Alfano, un quid che si chiama Cicchitto
Della serata trascorsa, un solo dubbio resta irrisolto: il telefono di Sallusti, sul nascere della puntata di Ballarò, ha squillato sul serio, oppure è stata una completa messinscena per infastidire l'avversario, come fanno i portieri prima che un attaccante tiri dal dischetto? Nel caso della prima eventualità non ci sorprenderemmo, nemmeno della seconda. La lotta ventennale si è chiusa così, con un duello all'ultima allusione tra uno scopertosi ribelle ieri pomeriggio, Fabrizio Cicchitto, inorgoglito per i primi applausi spontanei a Ballarò della sua vita, e Sallusti appunto, il più gagliardo tra i fanti berlusconiani.
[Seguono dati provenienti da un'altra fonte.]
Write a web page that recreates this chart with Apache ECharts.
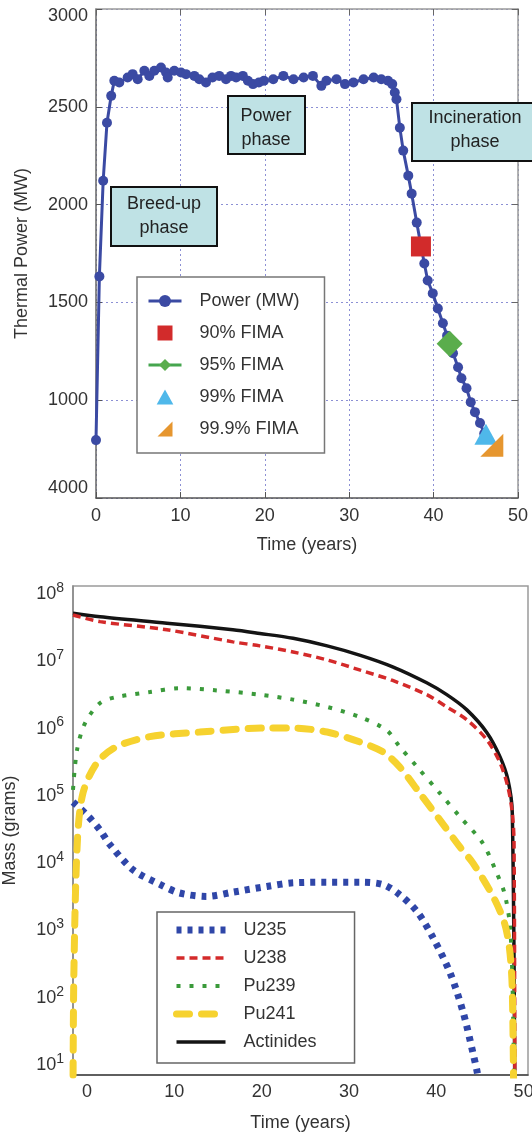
<!DOCTYPE html>
<html><head><meta charset="utf-8">
<script src="https://cdn.jsdelivr.net/npm/echarts@6/dist/echarts.min.js"></script>
<style>html,body{margin:0;padding:0;background:#fff}#c{width:532px;height:1133px}</style>
</head><body><div id="c"></div>
<script>
// ---------- Top chart data ----------
const powerTime = [0, 0.4, 0.85, 1.3, 1.8, 2.17, 2.76, 3.75, 4.34, 4.94, 5.73, 6.32, 6.91, 7.7, 8.3, 8.5, 9.28, 10.07, 10.66, 11.65, 12.24, 13.03, 13.8, 14.6, 15.4, 16.0, 16.6, 17.4, 18.0, 18.6, 19.3, 19.9, 21.0, 22.2, 23.4, 24.6, 25.7, 26.7, 27.3, 28.5, 29.5, 30.5, 31.7, 32.9, 33.8, 34.6, 35.1, 35.4, 35.6, 36.0, 36.4, 37.0, 37.4, 38.0, 38.5, 38.9, 39.3, 39.9, 40.5, 41.1, 41.6, 42.3, 42.9, 43.3, 43.9, 44.4, 44.9, 45.5, 46.0];
const powerMW = [796, 1633, 2122, 2418, 2556, 2633, 2624, 2650, 2667, 2641, 2684, 2658, 2684, 2701, 2675, 2650, 2684, 2675, 2667, 2658, 2641, 2624, 2650, 2658, 2641, 2658, 2650, 2658, 2633, 2616, 2624, 2633, 2641, 2658, 2641, 2650, 2658, 2607, 2633, 2641, 2616, 2624, 2641, 2650, 2641, 2633, 2616, 2573, 2539, 2393, 2276, 2148, 2056, 1908, 1790, 1699, 1612, 1546, 1469, 1393, 1330, 1240, 1168, 1112, 1061, 990, 939, 883, 830];
const fimaNames = ['90% FIMA', '95% FIMA', '99% FIMA', '99.9% FIMA'];
const fimaTime = [38.5, 41.9, 46.2, 46.9];
const fimaPower = [1786, 1288, 826, 770];
const topYTickLabels = ['4000', '1000', '1500', '2000', '2500', '3000'];

// ---------- Bottom chart data ----------
const tU235 = [-1.6, 0, 1.5, 2.6, 5.3, 8.4, 10.6, 13.7, 16.7, 20.6, 23.6, 27.5, 31.3, 33.9, 35.8, 37.8, 39.6, 41.6, 43.1, 44.2, 44.7, 45.0];
const mU235 = [8.1e4, 5.2e4, 3.1e4, 1.9e4, 7.9e3, 4.8e3, 3.6e3, 3.2e3, 3.7e3, 4.5e3, 5.1e3, 5.2e3, 5.2e3, 4.8e3, 3.4e3, 1.9e3, 790, 230, 59, 15, 7.6, 4];
const tU238 = [-1.6, 1.5, 9.15, 16.7, 19.8, 23.6, 27.5, 31.3, 35.0, 38.9, 41.2, 43.5, 45.8, 47.3, 48.2, 48.7, 48.9, 49.0];
const mU238 = [4.9e7, 3.9e7, 2.95e7, 1.95e7, 1.7e7, 1.38e7, 1.05e7, 7.4e6, 5.2e6, 3.2e6, 2.1e6, 1.35e6, 6.8e5, 3.1e5, 1.35e5, 5.6e4, 2.0e4, 1];
const tPu239 = [-1.6, -1.14, -0.23, 1.5, 3.4, 7.2, 10.6, 14.9, 19.8, 23.6, 27.5, 31.3, 34.3, 35.8, 37.8, 40.4, 42.7, 45.3, 46.9, 47.8, 48.4, 48.7, 49.0];
const mPu239 = [1.23e5, 4.8e5, 1.2e6, 2.4e6, 2.95e6, 3.5e6, 4.0e6, 3.7e6, 3.2e6, 2.7e6, 2.1e6, 1.48e6, 9.5e5, 5.4e5, 2.7e5, 1.1e5, 4.9e4, 2.0e4, 7.2e3, 3.6e3, 1.3e3, 230, 1];
const tPu241 = [-1.6, -1.5, -1.1, -0.46, 1.14, 3.4, 7.2, 12.9, 20.6, 23.6, 27.5, 31.3, 33.9, 35.8, 38.1, 40.4, 42.7, 44.2, 46.5, 47.8, 48.4, 48.7, 48.9];
const mPu241 = [3, 230, 2.1e4, 1.1e5, 3.1e5, 5.4e5, 7.6e5, 8.9e5, 1.02e6, 1.02e6, 8.9e5, 6.3e5, 4.5e5, 2.7e5, 1.1e5, 4.4e4, 1.74e4, 1.0e4, 3.2e3, 1.3e3, 510, 130, 1];
const tAct = [-1.6, 1.5, 9.15, 16.7, 19.8, 23.6, 27.5, 31.3, 35.0, 38.9, 41.2, 43.5, 45.8, 47.3, 48.2, 48.7, 49.0];
const mAct = [5.2e7, 4.6e7, 3.7e7, 2.95e7, 2.6e7, 2.2e7, 1.7e7, 1.23e7, 8.3e6, 4.8e6, 3.2e6, 1.9e6, 8.7e5, 3.8e5, 1.74e5, 5.6e4, 1];
const bottomXTicks = [0, 10, 20, 30, 40, 50];

const pairs = (t, v) => t.map((x, i) => [x, v[i]]);
const FONT = "'Liberation Sans', Arial, Helvetica, sans-serif";
const txt = { color: '#333', fontSize: 18, fontFamily: FONT };

const SQUARE = 'path://M0,0H10V10H0Z';
const TRI = 'path://M5,0L10,9H0Z';
const RTRI = 'path://M0,10L10,0L10,10Z';

const sU235 = { color: '#2f46a8', width: 7, type: [5, 6], cap: 'butt' };
const sU238 = { color: '#d42a2a', width: 3.5, type: [8, 5], cap: 'butt' };
const sPu239 = { color: '#3a9a3a', width: 4, type: [4, 9], cap: 'butt' };
const sPu241 = { color: '#f6d22f', width: 7, type: [13, 12], cap: 'round' };
const sAct = { color: '#141414', width: 3.5, type: 'solid' };

const chart = echarts.init(document.getElementById('c'), null, { renderer: 'canvas' });
const option = {
  animation: false,
  backgroundColor: '#fff',
  textStyle: { fontFamily: FONT },
  grid: [
    { left: 96, right: 14, top: 9, height: 489, outerBoundsMode: 'none', containLabel: false },
    { left: 73, right: 4, top: 586, height: 489, outerBoundsMode: 'none', containLabel: false, show: true, borderColor: '#9a9a9a', borderWidth: 1.5 }
  ],
  xAxis: [
    { gridIndex: 0, type: 'value', min: 0, max: 50, interval: 10, position: 'bottom',
      name: 'Time (years)', nameLocation: 'middle', nameGap: 38, nameTextStyle: txt,
      axisLine: { onZero: false, lineStyle: { color: '#555', width: 1.5 } },
      axisTick: { inside: true, length: 6, lineStyle: { color: '#555' } },
      axisLabel: Object.assign({ margin: 9 }, txt),
      splitLine: { show: true, lineStyle: { color: '#8c90d4', type: [2, 3], width: 1 } } },
    { gridIndex: 0, type: 'value', min: 0, max: 50, interval: 10, position: 'top',
      axisLine: { show: true, onZero: false, lineStyle: { color: '#9a9a9a', width: 1.5 } },
      axisTick: { show: true, inside: true, length: 6, lineStyle: { color: '#666' } },
      axisLabel: { show: false }, splitLine: { show: false } },
    { gridIndex: 1, type: 'value', min: -1.6, max: 50.5,
      name: 'Time (years)', nameLocation: 'middle', nameGap: 39, nameTextStyle: txt,
      axisLine: { onZero: false, lineStyle: { color: '#444', width: 1.5 } },
      axisTick: { show: false },
      axisLabel: Object.assign({ margin: 8, customValues: bottomXTicks }, txt),
      splitLine: { show: false } }
  ],
  yAxis: [
    { gridIndex: 0, type: 'value', min: 500, max: 3000, interval: 500,
      name: 'Thermal Power (MW)', nameLocation: 'middle', nameGap: 65, nameTextStyle: txt,
      axisLine: { show: true, onZero: false, lineStyle: { color: '#666', width: 1.5 } },
      axisTick: { show: true, inside: true, length: 6, lineStyle: { color: '#555' } },
      axisLabel: { margin: 8, color: '#333', fontSize: 18, fontFamily: FONT,
        formatter: v => {
          const i = Math.round((v - 500) / 500);
          const s = topYTickLabels[i];
          if (i === 0) return '{lo|' + s + '}';
          if (i === topYTickLabels.length - 1) return '{hi|' + s + '}';
          return s;
        },
        rich: { lo: { fontSize: 18, color: '#333', fontFamily: FONT, padding: [0, 0, 20, 0] },
                hi: { fontSize: 18, color: '#333', fontFamily: FONT, padding: [14, 0, 0, 0] } } },
      splitLine: { show: true, lineStyle: { color: '#8c90d4', type: [2, 3], width: 1 } } },
    { gridIndex: 0, type: 'value', min: 500, max: 3000, interval: 500, position: 'right',
      axisLine: { show: true, onZero: false, lineStyle: { color: '#9a9a9a', width: 1.5 } },
      axisTick: { show: true, inside: true, length: 6, lineStyle: { color: '#666' } },
      axisLabel: { show: false }, splitLine: { show: false } },
    { gridIndex: 1, type: 'log', logBase: 10, min: 7.08, max: 1.32e8, splitNumber: 7,
      name: 'Mass (grams)', nameLocation: 'middle', nameGap: 54, nameTextStyle: txt,
      axisLine: { show: true, onZero: false, lineStyle: { color: '#888', width: 1.5 } },
      axisTick: { show: false },
      axisLabel: { margin: 9, showMinLabel: false, showMaxLabel: false,
        formatter: v => '{b|10}{s|' + Math.round(Math.log10(v)) + '}',
        rich: { b: { fontSize: 18, color: '#333', fontFamily: FONT, lineHeight: 26 },
                s: { fontSize: 14, color: '#333', fontFamily: FONT, lineHeight: 14, verticalAlign: 'top' } } },
      splitLine: { show: false } }
  ],
  legend: [
    { data: ['Power (MW)'].concat(fimaNames), orient: 'vertical', left: 137, top: 277,
      padding: [14, 25, 14, 10], itemWidth: 33, itemHeight: 15, itemGap: 12, symbolKeepAspect: true,
      selectedMode: false, backgroundColor: '#fff', borderColor: '#777', borderWidth: 1.5,
      lineStyle: { width: 3 },
      textStyle: { fontSize: 18, color: '#333', fontFamily: FONT, lineHeight: 20, padding: [0, 0, 0, 13] } },
    { data: [
        { name: 'U235', itemStyle: { opacity: 0 }, lineStyle: sU235 },
        { name: 'U238', itemStyle: { opacity: 0 }, lineStyle: sU238 },
        { name: 'Pu239', itemStyle: { opacity: 0 }, lineStyle: sPu239 },
        { name: 'Pu241', itemStyle: { opacity: 0 }, lineStyle: sPu241 },
        { name: 'Actinides', itemStyle: { opacity: 0 }, lineStyle: sAct }
      ], orient: 'vertical', left: 157, top: 912,
      padding: [8, 38, 11, 16], itemWidth: 49, itemHeight: 14, itemGap: 8,
      selectedMode: false, backgroundColor: '#fff', borderColor: '#666', borderWidth: 1.5,
      itemStyle: { opacity: 0 },
      textStyle: { fontSize: 18, color: '#333', fontFamily: FONT, lineHeight: 20, padding: [0, 0, 0, 13] } }
  ],
  graphic: [
    { type: 'rect', shape: { x: 111, y: 187, width: 106, height: 59 }, style: { fill: '#bfe2e5', stroke: '#111', lineWidth: 2 }, z: 100 },
    { type: 'text', x: 164, y: 216, style: { text: 'Breed-up\nphase', font: '18px ' + FONT, fill: '#222', align: 'center', verticalAlign: 'middle', textAlign: 'center', textVerticalAlign: 'middle', lineHeight: 24 }, z: 101 },
    { type: 'rect', shape: { x: 228, y: 96, width: 77, height: 58 }, style: { fill: '#bfe2e5', stroke: '#111', lineWidth: 2 }, z: 100 },
    { type: 'text', x: 266, y: 128, style: { text: 'Power\nphase', font: '18px ' + FONT, fill: '#222', align: 'center', verticalAlign: 'middle', textAlign: 'center', textVerticalAlign: 'middle', lineHeight: 24 }, z: 101 },
    { type: 'rect', shape: { x: 412, y: 103, width: 130, height: 58 }, style: { fill: '#bfe2e5', stroke: '#111', lineWidth: 2 }, z: 100 },
    { type: 'text', x: 475, y: 130, style: { text: 'Incineration\nphase', font: '18px ' + FONT, fill: '#222', align: 'center', verticalAlign: 'middle', textAlign: 'center', textVerticalAlign: 'middle', lineHeight: 24 }, z: 101 }
  ],
  series: [
    { type: 'line', name: 'Power (MW)', xAxisIndex: 0, yAxisIndex: 0, data: pairs(powerTime, powerMW),
      symbol: 'circle', symbolSize: 10, lineStyle: { color: '#3b4aa3', width: 3 }, itemStyle: { color: '#3b4aa3' }, z: 3 },
    { type: 'scatter', name: fimaNames[0], xAxisIndex: 0, yAxisIndex: 0, data: [[fimaTime[0], fimaPower[0]]],
      symbol: SQUARE, symbolSize: 20, itemStyle: { color: '#d22b2b', opacity: 1 }, z: 5 },
    { type: 'line', name: fimaNames[1], xAxisIndex: 0, yAxisIndex: 0, data: [[fimaTime[1], fimaPower[1]]],
      symbol: 'diamond', symbolSize: 26, showSymbol: true, lineStyle: { color: '#45a54e', width: 3 }, itemStyle: { color: '#5aad4c', opacity: 1 }, z: 5 },
    { type: 'scatter', name: fimaNames[2], xAxisIndex: 0, yAxisIndex: 0, data: [[fimaTime[2], fimaPower[2]]],
      symbol: TRI, symbolSize: [23, 21], itemStyle: { color: '#4fb8ea', opacity: 1 }, z: 5 },
    { type: 'scatter', name: fimaNames[3], xAxisIndex: 0, yAxisIndex: 0, data: [[fimaTime[3], fimaPower[3]]],
      symbol: RTRI, symbolSize: 23, itemStyle: { color: '#e6962f', opacity: 1 }, z: 6 },

    { type: 'line', name: 'U235', xAxisIndex: 2, yAxisIndex: 2, data: pairs(tU235, mU235), symbol: 'none', smooth: 0.3,
      lineStyle: sU235, itemStyle: { color: sU235.color } },
    { type: 'line', name: 'U238', xAxisIndex: 2, yAxisIndex: 2, data: pairs(tU238, mU238), symbol: 'none', smooth: 0.3,
      lineStyle: sU238, itemStyle: { color: sU238.color }, z: 3 },
    { type: 'line', name: 'Pu239', xAxisIndex: 2, yAxisIndex: 2, data: pairs(tPu239, mPu239), symbol: 'none', smooth: 0.3,
      lineStyle: sPu239, itemStyle: { color: sPu239.color } },
    { type: 'line', name: 'Pu241', xAxisIndex: 2, yAxisIndex: 2, data: pairs(tPu241, mPu241), symbol: 'none', smooth: 0.3,
      lineStyle: sPu241, itemStyle: { color: sPu241.color } },
    { type: 'line', name: 'Actinides', xAxisIndex: 2, yAxisIndex: 2, data: pairs(tAct, mAct), symbol: 'none', smooth: 0.3,
      lineStyle: sAct, itemStyle: { color: sAct.color }, z: 2 }
  ]
};
chart.setOption(option);
</script></body></html>
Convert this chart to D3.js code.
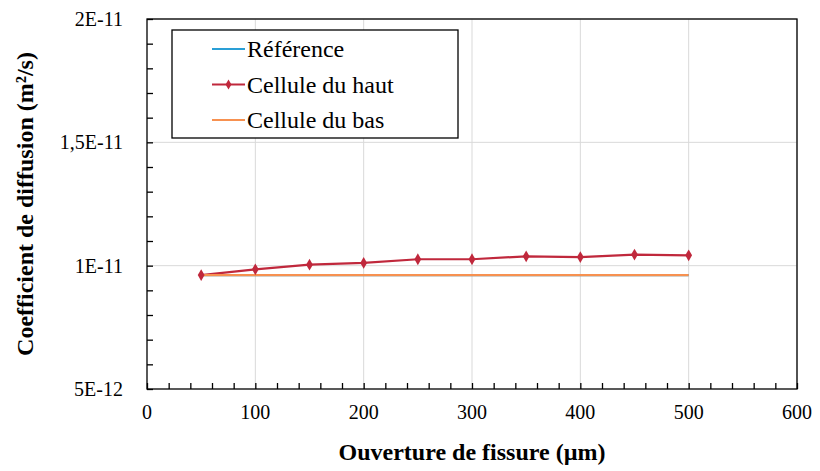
<!DOCTYPE html>
<html><head><meta charset="utf-8">
<script src="https://cdn.jsdelivr.net/npm/d3@7"></script>
<style>body{margin:0;background:#fff;} svg{display:block;} svg text{font-family:"Liberation Serif","Times New Roman",serif !important;}</style>
</head><body>
<svg id="c" width="820" height="471"></svg>
<script>
const xVals = [50,100,150,200,250,300,350,400,450,500];
const haut = [9.62e-12,9.85e-12,1.004e-11,1.011e-11,1.026e-11,1.026e-11,1.038e-11,1.035e-11,1.045e-11,1.042e-11];
const bas = [9.62e-12,9.62e-12,9.62e-12,9.62e-12,9.62e-12,9.62e-12,9.62e-12,9.62e-12,9.62e-12,9.62e-12];
const reference = [9.62e-12,9.62e-12,9.62e-12,9.62e-12,9.62e-12,9.62e-12,9.62e-12,9.62e-12,9.62e-12,9.62e-12];
const xTicks = [0,100,200,300,400,500,600];
const yTicks = [5e-12,1e-11,1.5e-11,2e-11];
const yTickLabels = ["5E-12","1E-11","1,5E-11","2E-11"];
const legendNames = ["Référence","Cellule du haut","Cellule du bas"];

const FONT = "'Liberation Serif', 'Times New Roman', serif";
const svg = d3.select("#c");
const L=147,R=797,T=19,B=389;
const x = d3.scaleLinear().domain([0,600]).range([L,R]);
const y = d3.scaleLinear().domain([5e-12,2e-11]).range([B,T]);

svg.append("g").selectAll("line").data(xTicks.slice(1)).join("line")
  .attr("x1",d=>x(d)).attr("x2",d=>x(d)).attr("y1",T).attr("y2",B)
  .attr("stroke","#d9d9d9").attr("stroke-width",1);
svg.append("g").selectAll("line").data(yTicks.slice(1)).join("line")
  .attr("x1",L).attr("x2",R).attr("y1",d=>y(d)).attr("y2",d=>y(d))
  .attr("stroke","#d9d9d9").attr("stroke-width",1);

svg.append("rect").attr("x",L).attr("y",T).attr("width",R-L).attr("height",B-T)
  .attr("fill","none").attr("stroke","#000").attr("stroke-width",1.3);

const xMinor = d3.range(0,601,20);
const yMinor = d3.range(5,20.01,1).map(v=>v*1e-12);
const xa = svg.append("g").attr("transform",`translate(0,${B})`)
  .call(d3.axisBottom(x).tickValues(xMinor).tickSize(-6).tickFormat(""));
xa.select(".domain").remove();
xa.selectAll("line").attr("stroke","#000").attr("stroke-width",1.3);
xa.selectAll("text").remove();
const ya = svg.append("g").attr("transform",`translate(${L},0)`)
  .call(d3.axisLeft(y).tickValues(yMinor).tickSize(-6).tickFormat(""));
ya.select(".domain").remove();
ya.selectAll("line").attr("stroke","#000").attr("stroke-width",1.3);
ya.selectAll("text").remove();

function txt(sel){ return sel.attr("font-family",FONT).style("font-family",FONT,"important"); }

const lab = svg.append("g");
txt(lab.selectAll("text.xt").data(xTicks).join("text").attr("class","xt")
  .attr("x",d=>x(d)).attr("y",419).attr("text-anchor","middle")
  .attr("font-size",20).text(d=>d));
txt(lab.selectAll("text.yt").data(yTicks).join("text").attr("class","yt")
  .attr("x",123).attr("y",d=>y(d)+7).attr("text-anchor","end")
  .attr("font-size",20).text((d,i)=>yTickLabels[i]));

txt(svg.append("text").attr("x",472).attr("y",460).attr("text-anchor","middle")
  .attr("font-weight","bold").attr("font-size",24)
  .text("Ouverture de fissure (µm)"));
txt(svg.append("text").attr("transform","translate(33,204) rotate(-90)").attr("text-anchor","middle")
  .attr("font-weight","bold").attr("font-size",24)
  .text("Coefficient de diffusion (m²/s)"));

const line = d3.line().x((d,i)=>x(xVals[i])).y(d=>y(d));
const colors = ["#2a9fd6","#c0283c","#f79150"];
svg.append("path").datum(reference).attr("d",line).attr("fill","none").attr("stroke",colors[0]).attr("stroke-width",2.2);
svg.append("path").datum(haut).attr("d",line).attr("fill","none").attr("stroke",colors[1]).attr("stroke-width",2.2);
svg.append("path").datum(bas).attr("d",line).attr("fill","none").attr("stroke",colors[2]).attr("stroke-width",2.2);
const diamond = d3.symbol().type(d3.symbolDiamond).size(40);
svg.append("g").selectAll("path").data(haut).join("path")
  .attr("transform",(d,i)=>`translate(${x(xVals[i])},${y(d)})`).attr("d",diamond).attr("fill",colors[1]);

const lg = svg.append("g");
lg.append("rect").attr("x",172).attr("y",30).attr("width",286).attr("height",108)
  .attr("fill","#fff").attr("stroke","#000").attr("stroke-width",1.3);
legendNames.forEach((n,i)=>{
  const yy = 49 + i*35.5;
  lg.append("line").attr("x1",212).attr("x2",245).attr("y1",yy).attr("y2",yy)
    .attr("stroke",colors[i]).attr("stroke-width",2.2);
  if(i===1) lg.append("path").attr("transform",`translate(228.5,${yy})`).attr("d",d3.symbol().type(d3.symbolDiamond).size(30)).attr("fill",colors[1]);
  txt(lg.append("text").attr("x",247).attr("y",yy+8).attr("font-size",24).text(n));
});
</script>
</body></html>
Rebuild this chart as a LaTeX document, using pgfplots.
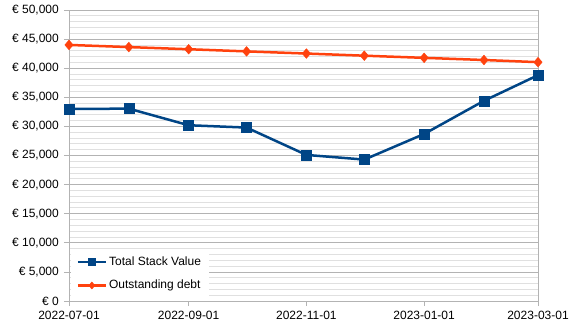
\documentclass[border=0pt]{standalone}
\usepackage{fontspec}
\setmainfont{Liberation Sans}
\usepackage{pgfplots}
\pgfplotsset{compat=1.18}
\definecolor{lblue}{HTML}{004586}
\definecolor{lorange}{HTML}{FF420E}
\definecolor{gmaj}{HTML}{B3B3B3}
\definecolor{gmin}{HTML}{E0E0E0}
\begin{document}
\fontsize{12pt}{14pt}\selectfont
\begin{tikzpicture}
\useasboundingbox (-69pt,-32pt) rectangle (508pt,301pt);
\begin{axis}[
  at={(0,0)}, anchor=south west,
  scale only axis, width=469pt, height=291pt,
  xmin=0, xmax=243, ymin=0, ymax=50000,
  xtick={0,62,123,184,243},
  xticklabels={2022-07-01,2022-09-01,2022-11-01,2023-01-01,2023-03-01},
  ytick={0,5000,...,50000},
  minor y tick num=4,
  ymajorgrids, yminorgrids,
  major grid style={gmaj, line width=0.8pt},
  minor grid style={gmin, line width=0.8pt},
  axis line style={gmaj, line width=0.8pt},
  tick style={gmaj, line width=0.8pt},
  major tick length=5pt, minor tick length=0pt,
  tick align=outside, tick pos=left,
  scaled y ticks=false,
  /pgf/number format/assume math mode=true,
  /pgf/number format/.cd, 1000 sep={,}, /pgfplots/.cd,
  yticklabel={€ \pgfmathprintnumber{\tick}},
  ticklabel style={font=\fontsize{12pt}{14pt}\selectfont},
  xticklabel style={yshift=-1pt},
  yticklabel style={xshift=-1pt},
  legend style={at={(rel axis cs:0.003,0.014)}, anchor=south west, draw=none, fill=white,
    font=\fontsize{12pt}{14pt}\selectfont, inner xsep=6pt, inner ysep=4pt,
    row sep=9pt},
  legend cell align=left,
  legend image code/.code={
    \draw[#1, mark size=3.5pt] (0pt,0pt) -- (28pt,0pt);
    \draw[#1, mark size=3.5pt] plot coordinates {(14pt,0pt)};
  },
]
\addplot[color=lblue, line width=2.5pt, mark=square*, mark size=5pt, mark options={line width=0.5pt}]
  coordinates {(0,33000) (31,33050) (62,30200) (92,29800) (123,25100) (153,24300) (184,28700) (215,34400) (243,38800)};
\addlegendentry{Total Stack Value}
\addplot[color=lorange, line width=2.5pt, mark=diamond*, mark size=4.8pt, mark options={line width=0.5pt, xscale=1.15}]
  coordinates {(0,44000) (31,43630) (62,43260) (92,42890) (123,42520) (153,42150) (184,41780) (215,41410) (243,41040)};
\addlegendentry{Outstanding debt}
\end{axis}
\end{tikzpicture}
\end{document}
E la vera sorpresa è quella di aver avvertito la percezione netta che quella di ieri sia stata una rara, forse l'unica, forma di scazzo non esattamente programmato da quando il concept di Forza Italia è venuto alla luce. Già, una rottura inesorabile, irreversibile. Perché che Sallusti avesse deliberatamente adottato il metodo della "zeppata" ostinata e contraria uno l'avrebbe anche voluto mettere in preventivo; subito annotando, tuttavia, in questa virtuale partita doppia, la voce di compensazione di un Cicchitto remissivo, pacato, intenzionato a cercare una mediazione. E così avrebbe perso, lasciato aperti spiragli di risoluzione che ad ora hanno la stessa forma che hanno i miraggi. Invece Fabrizio Cicchitto, classe 1940, autore di sedici libri di cui due contenenti nel titolo il termine "Craxi" e solo una "Berlusconi", si è inavvertitamente spogliato delle abituali cravatte Marinella per vestire i panni di Titta Di Girolamo, il personaggio del film "Le Conseguenze dell'Amore". Ha esaudito i sogni di chi, da anni, chiedeva alla sua compagine di ammettere che Berlusconi potesse anche sbagliare e ha pronunciato, stanco, il suo "Io la valigia non ve la voglio dare".
E sarà stato l'orgoglio di quel gruppo d'ascolto organizzato a casa Alfano con quella manciata che oggi dovrebbe voltare la faccia a Berlusconi, avranno apprezzato la sua schiena dritta, si saranno contentati del favore del pubblico e dello studio (Paolo Mieli ha detto che "Il solo ad avere a cuore la vicenda umana di Berlusconi era Cicchitto"). Forse Alfano, stanotte, avrà avuto gli occhi sbarrati senza arrivare a prendere sonno, pensando di essere stato uno stupido: il suo quid, quello che tutti gli dicevano gli mancasse, era Cicchitto e lui non lo sapeva. Ora tuttavia, ci toccherà trovare le parole più giuste per spiegare ai nostri prossimi, fra qualche anno, a quale titolo Fabrizio Cicchitto e Alessandro Sallusti abbiano ufficialmente trascritto i titoli di cosa di un intero ventennio. Ammesso che domani non si rigiri il tutto e allora questo scritto perderà ogni senso.